## GIVEN EXERCISE
Print the lines of the listing below verbatim from its first line through the line bearing "const markerB = [348.7,342.8,337.4,332.6,327.5];". Any pictures are to be omitted.
***
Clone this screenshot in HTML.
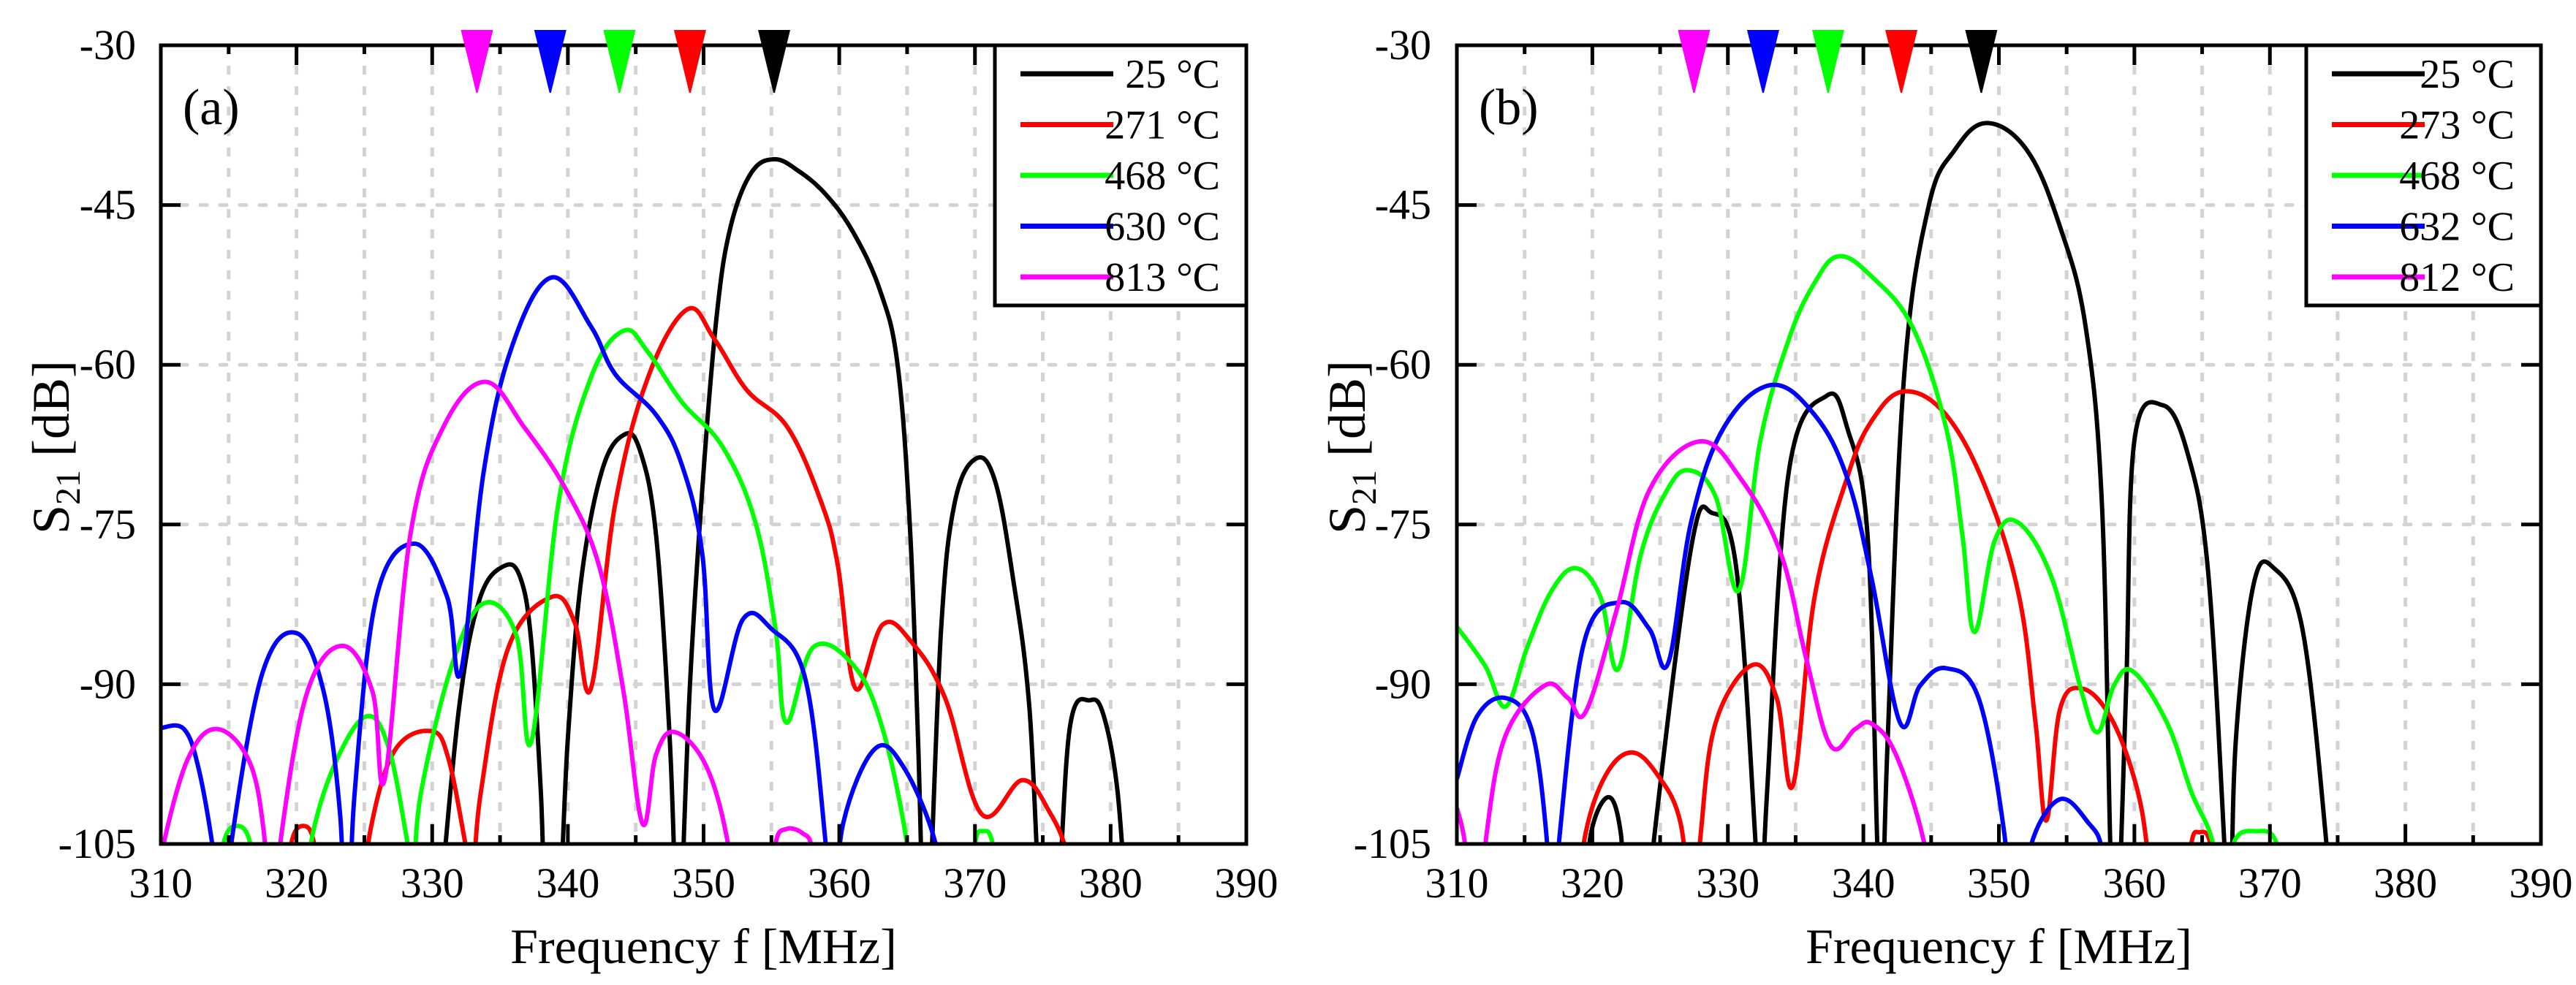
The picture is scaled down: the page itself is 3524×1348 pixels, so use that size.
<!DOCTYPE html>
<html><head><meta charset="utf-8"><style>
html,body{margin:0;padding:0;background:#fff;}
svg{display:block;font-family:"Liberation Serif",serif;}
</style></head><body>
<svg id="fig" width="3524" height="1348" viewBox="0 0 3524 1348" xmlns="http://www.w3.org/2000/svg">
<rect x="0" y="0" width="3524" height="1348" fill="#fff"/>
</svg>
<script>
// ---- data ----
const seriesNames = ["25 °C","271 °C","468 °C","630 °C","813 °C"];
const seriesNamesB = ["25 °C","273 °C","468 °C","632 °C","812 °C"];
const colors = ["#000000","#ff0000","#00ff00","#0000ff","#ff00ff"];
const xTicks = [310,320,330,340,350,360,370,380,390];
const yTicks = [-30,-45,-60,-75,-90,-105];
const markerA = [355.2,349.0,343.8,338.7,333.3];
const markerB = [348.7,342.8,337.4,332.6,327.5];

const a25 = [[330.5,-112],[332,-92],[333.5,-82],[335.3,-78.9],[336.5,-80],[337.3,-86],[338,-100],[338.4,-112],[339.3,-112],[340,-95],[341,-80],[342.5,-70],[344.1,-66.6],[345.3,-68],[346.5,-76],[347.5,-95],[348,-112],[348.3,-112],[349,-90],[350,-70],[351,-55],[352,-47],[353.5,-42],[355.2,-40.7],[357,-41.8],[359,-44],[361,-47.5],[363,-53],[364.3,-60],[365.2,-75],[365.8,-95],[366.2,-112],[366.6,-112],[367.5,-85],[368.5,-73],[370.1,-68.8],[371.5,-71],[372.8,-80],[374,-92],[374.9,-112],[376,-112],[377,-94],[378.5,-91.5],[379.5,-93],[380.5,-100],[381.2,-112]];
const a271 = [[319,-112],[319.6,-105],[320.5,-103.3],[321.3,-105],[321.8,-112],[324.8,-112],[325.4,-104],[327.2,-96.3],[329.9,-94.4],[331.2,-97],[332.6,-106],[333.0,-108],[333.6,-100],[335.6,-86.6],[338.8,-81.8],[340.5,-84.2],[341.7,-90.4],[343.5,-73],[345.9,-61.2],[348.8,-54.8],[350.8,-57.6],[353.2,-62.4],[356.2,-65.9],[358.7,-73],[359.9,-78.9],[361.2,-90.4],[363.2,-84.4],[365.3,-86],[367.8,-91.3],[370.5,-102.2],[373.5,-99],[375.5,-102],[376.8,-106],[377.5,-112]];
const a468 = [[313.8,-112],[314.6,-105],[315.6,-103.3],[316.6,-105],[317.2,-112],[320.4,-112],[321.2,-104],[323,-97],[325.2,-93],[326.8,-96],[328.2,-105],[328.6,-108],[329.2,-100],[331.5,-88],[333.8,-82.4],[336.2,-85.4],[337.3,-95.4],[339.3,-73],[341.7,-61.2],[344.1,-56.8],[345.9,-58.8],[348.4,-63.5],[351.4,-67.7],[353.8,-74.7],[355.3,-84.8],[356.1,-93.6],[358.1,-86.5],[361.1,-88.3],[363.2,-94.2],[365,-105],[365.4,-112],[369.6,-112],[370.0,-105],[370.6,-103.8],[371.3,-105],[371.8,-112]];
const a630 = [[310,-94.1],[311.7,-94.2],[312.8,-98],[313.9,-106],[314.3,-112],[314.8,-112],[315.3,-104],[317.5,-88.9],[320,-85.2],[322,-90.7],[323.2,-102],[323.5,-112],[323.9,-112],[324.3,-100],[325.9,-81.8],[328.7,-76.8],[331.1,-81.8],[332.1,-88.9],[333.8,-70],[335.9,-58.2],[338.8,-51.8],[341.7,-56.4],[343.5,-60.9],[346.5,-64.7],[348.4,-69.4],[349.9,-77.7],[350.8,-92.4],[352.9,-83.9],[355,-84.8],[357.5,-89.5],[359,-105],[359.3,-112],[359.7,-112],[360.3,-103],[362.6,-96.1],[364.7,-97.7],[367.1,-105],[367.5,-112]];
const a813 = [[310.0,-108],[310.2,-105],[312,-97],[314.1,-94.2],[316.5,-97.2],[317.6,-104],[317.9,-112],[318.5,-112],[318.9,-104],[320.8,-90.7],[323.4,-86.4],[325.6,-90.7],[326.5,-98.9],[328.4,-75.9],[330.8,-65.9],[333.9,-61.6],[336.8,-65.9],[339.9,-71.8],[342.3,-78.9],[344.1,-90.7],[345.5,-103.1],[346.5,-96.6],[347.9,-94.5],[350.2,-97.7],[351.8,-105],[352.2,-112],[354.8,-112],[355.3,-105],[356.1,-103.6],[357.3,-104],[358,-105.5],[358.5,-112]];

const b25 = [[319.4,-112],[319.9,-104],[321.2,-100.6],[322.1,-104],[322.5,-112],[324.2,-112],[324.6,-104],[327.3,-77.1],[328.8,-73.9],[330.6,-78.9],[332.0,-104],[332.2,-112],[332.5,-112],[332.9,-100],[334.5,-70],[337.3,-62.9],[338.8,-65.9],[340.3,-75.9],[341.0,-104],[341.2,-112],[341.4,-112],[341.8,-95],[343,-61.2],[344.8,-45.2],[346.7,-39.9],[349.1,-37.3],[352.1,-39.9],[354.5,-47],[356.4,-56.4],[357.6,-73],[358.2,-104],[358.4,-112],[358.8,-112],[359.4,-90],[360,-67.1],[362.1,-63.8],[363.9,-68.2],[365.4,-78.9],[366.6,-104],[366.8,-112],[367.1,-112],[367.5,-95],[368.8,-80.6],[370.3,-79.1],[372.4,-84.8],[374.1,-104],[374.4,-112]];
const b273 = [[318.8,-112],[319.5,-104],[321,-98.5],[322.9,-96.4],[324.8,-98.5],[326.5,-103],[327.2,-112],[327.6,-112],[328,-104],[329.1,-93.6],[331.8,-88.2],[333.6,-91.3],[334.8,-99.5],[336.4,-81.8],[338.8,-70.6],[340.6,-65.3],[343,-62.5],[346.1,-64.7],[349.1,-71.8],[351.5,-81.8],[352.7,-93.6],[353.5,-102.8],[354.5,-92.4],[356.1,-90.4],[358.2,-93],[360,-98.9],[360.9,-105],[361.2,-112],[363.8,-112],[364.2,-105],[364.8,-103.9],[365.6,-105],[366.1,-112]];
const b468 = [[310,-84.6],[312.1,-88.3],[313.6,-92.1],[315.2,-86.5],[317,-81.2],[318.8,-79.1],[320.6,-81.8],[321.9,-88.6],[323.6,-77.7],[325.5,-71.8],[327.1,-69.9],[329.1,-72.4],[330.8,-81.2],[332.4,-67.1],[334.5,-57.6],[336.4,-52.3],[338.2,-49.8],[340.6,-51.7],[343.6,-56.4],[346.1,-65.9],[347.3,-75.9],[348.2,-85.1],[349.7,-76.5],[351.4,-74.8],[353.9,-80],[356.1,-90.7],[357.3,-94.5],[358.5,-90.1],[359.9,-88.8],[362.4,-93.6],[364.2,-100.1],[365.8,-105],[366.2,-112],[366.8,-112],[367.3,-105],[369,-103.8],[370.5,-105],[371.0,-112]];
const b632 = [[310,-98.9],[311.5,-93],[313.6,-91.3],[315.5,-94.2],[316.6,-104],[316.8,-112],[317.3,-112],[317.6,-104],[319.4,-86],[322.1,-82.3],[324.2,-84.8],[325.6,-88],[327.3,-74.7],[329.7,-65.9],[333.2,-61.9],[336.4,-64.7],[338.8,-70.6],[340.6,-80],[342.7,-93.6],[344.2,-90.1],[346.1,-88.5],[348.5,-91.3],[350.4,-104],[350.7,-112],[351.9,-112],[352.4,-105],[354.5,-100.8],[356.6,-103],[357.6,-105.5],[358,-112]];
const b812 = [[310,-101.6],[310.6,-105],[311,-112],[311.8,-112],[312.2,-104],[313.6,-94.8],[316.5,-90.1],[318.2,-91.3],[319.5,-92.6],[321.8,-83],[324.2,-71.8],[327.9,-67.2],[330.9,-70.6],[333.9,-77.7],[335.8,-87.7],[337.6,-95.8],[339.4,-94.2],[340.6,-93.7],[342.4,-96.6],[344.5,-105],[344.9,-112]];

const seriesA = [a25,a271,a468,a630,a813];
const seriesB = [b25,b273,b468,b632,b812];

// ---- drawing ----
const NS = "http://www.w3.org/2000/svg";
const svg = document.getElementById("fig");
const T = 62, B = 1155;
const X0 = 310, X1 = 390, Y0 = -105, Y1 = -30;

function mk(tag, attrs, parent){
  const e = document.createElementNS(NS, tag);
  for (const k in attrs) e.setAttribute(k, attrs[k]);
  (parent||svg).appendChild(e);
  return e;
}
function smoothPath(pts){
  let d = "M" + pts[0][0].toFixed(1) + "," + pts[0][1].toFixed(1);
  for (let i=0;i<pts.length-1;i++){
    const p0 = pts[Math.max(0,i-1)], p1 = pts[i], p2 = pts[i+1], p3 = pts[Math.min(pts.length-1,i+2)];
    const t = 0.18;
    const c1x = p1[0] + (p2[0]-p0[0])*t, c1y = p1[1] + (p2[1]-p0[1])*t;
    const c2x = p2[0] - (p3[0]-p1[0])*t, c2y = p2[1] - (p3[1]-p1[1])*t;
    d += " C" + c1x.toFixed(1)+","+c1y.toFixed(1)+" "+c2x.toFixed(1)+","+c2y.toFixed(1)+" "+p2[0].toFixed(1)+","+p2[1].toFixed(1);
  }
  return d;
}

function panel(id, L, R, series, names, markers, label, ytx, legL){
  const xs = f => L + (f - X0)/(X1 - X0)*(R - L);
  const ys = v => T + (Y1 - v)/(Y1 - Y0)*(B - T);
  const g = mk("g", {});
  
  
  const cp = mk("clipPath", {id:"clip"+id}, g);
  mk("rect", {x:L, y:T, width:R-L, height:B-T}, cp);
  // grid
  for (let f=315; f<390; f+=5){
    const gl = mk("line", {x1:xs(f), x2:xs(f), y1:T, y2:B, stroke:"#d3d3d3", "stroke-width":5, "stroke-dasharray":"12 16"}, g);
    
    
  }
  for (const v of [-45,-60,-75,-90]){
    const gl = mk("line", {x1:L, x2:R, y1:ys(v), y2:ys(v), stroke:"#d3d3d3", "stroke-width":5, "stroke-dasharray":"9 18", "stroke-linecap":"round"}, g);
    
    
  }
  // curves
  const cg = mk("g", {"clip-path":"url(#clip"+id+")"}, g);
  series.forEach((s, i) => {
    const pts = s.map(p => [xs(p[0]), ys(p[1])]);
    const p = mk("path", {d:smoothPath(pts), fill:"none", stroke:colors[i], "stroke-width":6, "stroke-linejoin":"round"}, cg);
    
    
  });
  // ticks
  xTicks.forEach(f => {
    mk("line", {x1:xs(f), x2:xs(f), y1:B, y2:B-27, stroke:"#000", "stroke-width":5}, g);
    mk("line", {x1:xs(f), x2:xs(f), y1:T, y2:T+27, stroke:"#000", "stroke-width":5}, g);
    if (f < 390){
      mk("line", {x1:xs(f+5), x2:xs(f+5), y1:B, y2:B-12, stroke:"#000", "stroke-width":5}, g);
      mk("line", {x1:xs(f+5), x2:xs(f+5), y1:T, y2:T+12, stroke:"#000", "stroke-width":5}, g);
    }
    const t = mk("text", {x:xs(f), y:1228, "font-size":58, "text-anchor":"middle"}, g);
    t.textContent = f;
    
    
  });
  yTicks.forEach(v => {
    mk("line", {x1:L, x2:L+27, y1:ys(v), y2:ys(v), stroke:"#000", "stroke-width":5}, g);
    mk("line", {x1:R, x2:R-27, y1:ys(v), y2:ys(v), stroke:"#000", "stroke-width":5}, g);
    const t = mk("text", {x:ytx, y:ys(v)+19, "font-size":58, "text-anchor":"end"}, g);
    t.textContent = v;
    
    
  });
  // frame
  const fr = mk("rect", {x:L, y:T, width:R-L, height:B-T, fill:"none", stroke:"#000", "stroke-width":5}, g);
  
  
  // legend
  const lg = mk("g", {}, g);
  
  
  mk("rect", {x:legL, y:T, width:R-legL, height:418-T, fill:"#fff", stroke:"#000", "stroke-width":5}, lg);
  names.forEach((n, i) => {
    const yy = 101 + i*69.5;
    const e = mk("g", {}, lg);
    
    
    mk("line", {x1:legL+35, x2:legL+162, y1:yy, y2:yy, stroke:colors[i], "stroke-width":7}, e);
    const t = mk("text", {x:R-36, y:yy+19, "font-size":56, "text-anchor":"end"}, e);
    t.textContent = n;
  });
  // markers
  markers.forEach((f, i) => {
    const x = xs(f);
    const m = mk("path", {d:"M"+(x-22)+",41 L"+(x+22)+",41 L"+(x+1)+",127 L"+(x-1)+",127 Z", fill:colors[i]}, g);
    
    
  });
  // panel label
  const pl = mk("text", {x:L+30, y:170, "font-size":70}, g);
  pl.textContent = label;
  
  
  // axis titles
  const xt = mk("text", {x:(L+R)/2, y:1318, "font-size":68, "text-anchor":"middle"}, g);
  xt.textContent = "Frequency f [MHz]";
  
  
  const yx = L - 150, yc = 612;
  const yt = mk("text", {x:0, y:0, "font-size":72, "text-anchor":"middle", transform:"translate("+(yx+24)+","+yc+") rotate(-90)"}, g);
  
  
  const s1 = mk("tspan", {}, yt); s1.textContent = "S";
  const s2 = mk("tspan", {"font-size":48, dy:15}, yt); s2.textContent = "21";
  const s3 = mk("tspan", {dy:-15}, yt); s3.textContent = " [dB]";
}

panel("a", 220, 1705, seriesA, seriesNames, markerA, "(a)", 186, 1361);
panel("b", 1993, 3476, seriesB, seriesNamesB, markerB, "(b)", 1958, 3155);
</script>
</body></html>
***
## TASK RESPONSE
Clone this screenshot in HTML.
The picture is scaled down: the page itself is 3524×1348 pixels, so use that size.
<!DOCTYPE html>
<html><head><meta charset="utf-8"><style>
html,body{margin:0;padding:0;background:#fff;}
svg{display:block;font-family:"Liberation Serif",serif;}
</style></head><body>
<svg id="fig" width="3524" height="1348" viewBox="0 0 3524 1348" xmlns="http://www.w3.org/2000/svg">
<rect x="0" y="0" width="3524" height="1348" fill="#fff"/>
</svg>
<script>
// ---- data ----
const seriesNames = ["25 °C","271 °C","468 °C","630 °C","813 °C"];
const seriesNamesB = ["25 °C","273 °C","468 °C","632 °C","812 °C"];
const colors = ["#000000","#ff0000","#00ff00","#0000ff","#ff00ff"];
const xTicks = [310,320,330,340,350,360,370,380,390];
const yTicks = [-30,-45,-60,-75,-90,-105];
const markerA = [355.2,349.0,343.8,338.7,333.3];
const markerB = [348.7,342.8,337.4,332.6,327.5];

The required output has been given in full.